I've been coding a while with the Apple VM, Version 1.5 on Tiger but I found
it to be heavily underoptimized compared to the Sun Hotspot compiler.

I there an alternative implementation that is known to be faster?

Thanks for your admittance

"Underoptimized" as in...?
As previous posters have stated, Apple's JVM uses the same Hotspot JIT compiler as the Windows version does.
Both on my MacBook Pro and a dual 2.5GHz G5 Java apps feel completely native. For the record, I code in IntelliJ IDEA, run Azureus Bittorrent client, and a database program I have written myself.
On older G4 machines Java was indeed slow... But it was not the compiler's fault.

mrichmon
Jul 20, 2006, 03:49 PM
"Underoptimized" as in...?

Possibly because the JIT is designed to compile to x86 instructions.
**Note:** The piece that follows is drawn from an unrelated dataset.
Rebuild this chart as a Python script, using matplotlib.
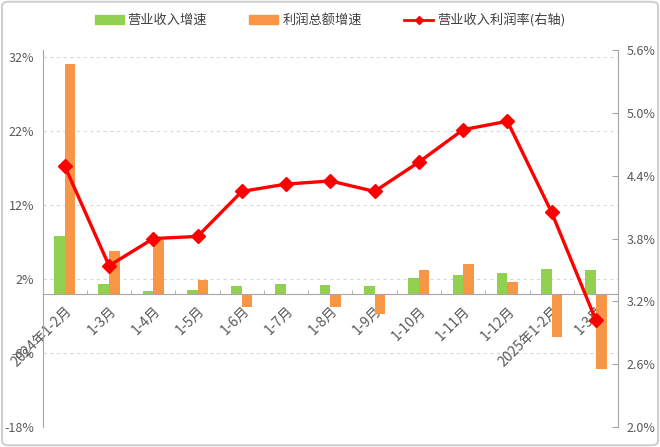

The PPC instructions that Apple modified the JIT to produce to replace the x86 instructions are very likely to be less than optimal for the high level operation being performed. This lack of optimization is likely because there isn't a clean mapping between x86 and PPC instructions.

Desperado
Jul 20, 2006, 04:19 PM
Yes, I referred to the Power PC Version. And I thought that only the client
hotspot was ported and not the server vm?